■ Problem details
Would you set down every entry shown below, precisely as written?
-- START --
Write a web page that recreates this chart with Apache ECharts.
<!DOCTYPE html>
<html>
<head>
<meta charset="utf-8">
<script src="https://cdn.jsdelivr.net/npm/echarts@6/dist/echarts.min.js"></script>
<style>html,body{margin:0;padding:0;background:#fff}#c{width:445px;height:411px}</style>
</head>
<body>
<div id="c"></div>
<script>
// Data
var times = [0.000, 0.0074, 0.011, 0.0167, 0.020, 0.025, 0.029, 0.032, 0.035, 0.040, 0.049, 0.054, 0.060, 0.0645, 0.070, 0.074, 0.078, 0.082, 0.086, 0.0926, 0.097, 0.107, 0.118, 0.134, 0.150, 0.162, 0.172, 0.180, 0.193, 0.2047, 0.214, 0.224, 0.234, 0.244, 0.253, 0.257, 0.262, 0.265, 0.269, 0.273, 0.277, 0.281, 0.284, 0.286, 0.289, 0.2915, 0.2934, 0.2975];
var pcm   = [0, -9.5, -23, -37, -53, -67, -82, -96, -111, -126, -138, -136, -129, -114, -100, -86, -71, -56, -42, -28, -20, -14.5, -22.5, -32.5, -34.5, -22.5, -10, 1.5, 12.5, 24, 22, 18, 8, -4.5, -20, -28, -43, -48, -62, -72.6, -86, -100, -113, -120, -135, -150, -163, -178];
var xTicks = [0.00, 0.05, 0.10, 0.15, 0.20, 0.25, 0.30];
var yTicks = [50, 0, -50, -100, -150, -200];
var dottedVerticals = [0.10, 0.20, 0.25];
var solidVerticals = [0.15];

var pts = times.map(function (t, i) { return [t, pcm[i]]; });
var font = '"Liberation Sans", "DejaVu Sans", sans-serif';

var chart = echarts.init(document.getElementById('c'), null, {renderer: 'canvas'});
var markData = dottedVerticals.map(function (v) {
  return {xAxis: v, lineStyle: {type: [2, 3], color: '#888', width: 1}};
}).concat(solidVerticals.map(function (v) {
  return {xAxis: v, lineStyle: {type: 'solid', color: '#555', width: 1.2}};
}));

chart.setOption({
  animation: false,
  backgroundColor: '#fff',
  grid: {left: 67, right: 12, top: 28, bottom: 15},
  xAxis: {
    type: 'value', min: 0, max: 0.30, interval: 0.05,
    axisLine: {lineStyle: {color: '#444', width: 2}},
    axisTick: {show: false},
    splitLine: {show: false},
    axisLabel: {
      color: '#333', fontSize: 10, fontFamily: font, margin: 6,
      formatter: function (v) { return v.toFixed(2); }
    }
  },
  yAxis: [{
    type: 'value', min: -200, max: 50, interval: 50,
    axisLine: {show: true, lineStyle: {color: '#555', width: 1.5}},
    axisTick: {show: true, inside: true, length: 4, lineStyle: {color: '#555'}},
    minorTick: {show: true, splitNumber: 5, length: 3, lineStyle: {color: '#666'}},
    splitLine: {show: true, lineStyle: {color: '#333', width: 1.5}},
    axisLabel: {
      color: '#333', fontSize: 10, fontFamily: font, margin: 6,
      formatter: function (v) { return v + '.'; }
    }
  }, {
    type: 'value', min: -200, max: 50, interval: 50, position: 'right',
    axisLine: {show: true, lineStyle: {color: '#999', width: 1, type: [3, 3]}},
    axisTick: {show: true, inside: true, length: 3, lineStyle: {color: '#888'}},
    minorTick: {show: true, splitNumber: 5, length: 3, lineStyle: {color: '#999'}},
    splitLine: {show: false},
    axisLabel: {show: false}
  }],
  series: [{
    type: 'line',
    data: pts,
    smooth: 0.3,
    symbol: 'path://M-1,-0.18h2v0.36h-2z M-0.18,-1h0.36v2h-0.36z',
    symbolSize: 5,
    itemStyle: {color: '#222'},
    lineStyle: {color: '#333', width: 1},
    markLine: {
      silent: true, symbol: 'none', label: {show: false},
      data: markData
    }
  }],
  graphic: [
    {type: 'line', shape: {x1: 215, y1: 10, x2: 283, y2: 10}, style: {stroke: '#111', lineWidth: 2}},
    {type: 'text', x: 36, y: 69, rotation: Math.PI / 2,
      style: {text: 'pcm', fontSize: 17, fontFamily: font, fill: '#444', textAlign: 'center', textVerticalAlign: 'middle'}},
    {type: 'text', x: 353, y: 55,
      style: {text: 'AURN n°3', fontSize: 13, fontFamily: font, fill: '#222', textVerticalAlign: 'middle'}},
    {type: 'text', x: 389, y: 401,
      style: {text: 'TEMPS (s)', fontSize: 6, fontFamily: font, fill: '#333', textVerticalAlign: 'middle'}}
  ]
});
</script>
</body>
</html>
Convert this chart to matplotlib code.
-- END --
■ Answer for this exercise
Write a web page that recreates this chart with Apache ECharts.
<!DOCTYPE html>
<html>
<head>
<meta charset="utf-8">
<script src="https://cdn.jsdelivr.net/npm/echarts@6/dist/echarts.min.js"></script>
<style>html,body{margin:0;padding:0;background:#fff}#c{width:445px;height:411px}</style>
</head>
<body>
<div id="c"></div>
<script>
// Data
var times = [0.000, 0.0074, 0.011, 0.0167, 0.020, 0.025, 0.029, 0.032, 0.035, 0.040, 0.049, 0.054, 0.060, 0.0645, 0.070, 0.074, 0.078, 0.082, 0.086, 0.0926, 0.097, 0.107, 0.118, 0.134, 0.150, 0.162, 0.172, 0.180, 0.193, 0.2047, 0.214, 0.224, 0.234, 0.244, 0.253, 0.257, 0.262, 0.265, 0.269, 0.273, 0.277, 0.281, 0.284, 0.286, 0.289, 0.2915, 0.2934, 0.2975];
var pcm   = [0, -9.5, -23, -37, -53, -67, -82, -96, -111, -126, -138, -136, -129, -114, -100, -86, -71, -56, -42, -28, -20, -14.5, -22.5, -32.5, -34.5, -22.5, -10, 1.5, 12.5, 24, 22, 18, 8, -4.5, -20, -28, -43, -48, -62, -72.6, -86, -100, -113, -120, -135, -150, -163, -178];
var xTicks = [0.00, 0.05, 0.10, 0.15, 0.20, 0.25, 0.30];
var yTicks = [50, 0, -50, -100, -150, -200];
var dottedVerticals = [0.10, 0.20, 0.25];
var solidVerticals = [0.15];

var pts = times.map(function (t, i) { return [t, pcm[i]]; });
var font = '"Liberation Sans", "DejaVu Sans", sans-serif';

var chart = echarts.init(document.getElementById('c'), null, {renderer: 'canvas'});
var markData = dottedVerticals.map(function (v) {
  return {xAxis: v, lineStyle: {type: [2, 3], color: '#888', width: 1}};
}).concat(solidVerticals.map(function (v) {
  return {xAxis: v, lineStyle: {type: 'solid', color: '#555', width: 1.2}};
}));

chart.setOption({
  animation: false,
  backgroundColor: '#fff',
  grid: {left: 67, right: 12, top: 28, bottom: 15},
  xAxis: {
    type: 'value', min: 0, max: 0.30, interval: 0.05,
    axisLine: {lineStyle: {color: '#444', width: 2}},
    axisTick: {show: false},
    splitLine: {show: false},
    axisLabel: {
      color: '#333', fontSize: 10, fontFamily: font, margin: 6,
      formatter: function (v) { return v.toFixed(2); }
    }
  },
  yAxis: [{
    type: 'value', min: -200, max: 50, interval: 50,
    axisLine: {show: true, lineStyle: {color: '#555', width: 1.5}},
    axisTick: {show: true, inside: true, length: 4, lineStyle: {color: '#555'}},
    minorTick: {show: true, splitNumber: 5, length: 3, lineStyle: {color: '#666'}},
    splitLine: {show: true, lineStyle: {color: '#333', width: 1.5}},
    axisLabel: {
      color: '#333', fontSize: 10, fontFamily: font, margin: 6,
      formatter: function (v) { return v + '.'; }
    }
  }, {
    type: 'value', min: -200, max: 50, interval: 50, position: 'right',
    axisLine: {show: true, lineStyle: {color: '#999', width: 1, type: [3, 3]}},
    axisTick: {show: true, inside: true, length: 3, lineStyle: {color: '#888'}},
    minorTick: {show: true, splitNumber: 5, length: 3, lineStyle: {color: '#999'}},
    splitLine: {show: false},
    axisLabel: {show: false}
  }],
  series: [{
    type: 'line',
    data: pts,
    smooth: 0.3,
    symbol: 'path://M-1,-0.18h2v0.36h-2z M-0.18,-1h0.36v2h-0.36z',
    symbolSize: 5,
    itemStyle: {color: '#222'},
    lineStyle: {color: '#333', width: 1},
    markLine: {
      silent: true, symbol: 'none', label: {show: false},
      data: markData
    }
  }],
  graphic: [
    {type: 'line', shape: {x1: 215, y1: 10, x2: 283, y2: 10}, style: {stroke: '#111', lineWidth: 2}},
    {type: 'text', x: 36, y: 69, rotation: Math.PI / 2,
      style: {text: 'pcm', fontSize: 17, fontFamily: font, fill: '#444', textAlign: 'center', textVerticalAlign: 'middle'}},
    {type: 'text', x: 353, y: 55,
      style: {text: 'AURN n°3', fontSize: 13, fontFamily: font, fill: '#222', textVerticalAlign: 'middle'}},
    {type: 'text', x: 389, y: 401,
      style: {text: 'TEMPS (s)', fontSize: 6, fontFamily: font, fill: '#333', textVerticalAlign: 'middle'}}
  ]
});
</script>
</body>
</html>
Convert this chart to matplotlib code.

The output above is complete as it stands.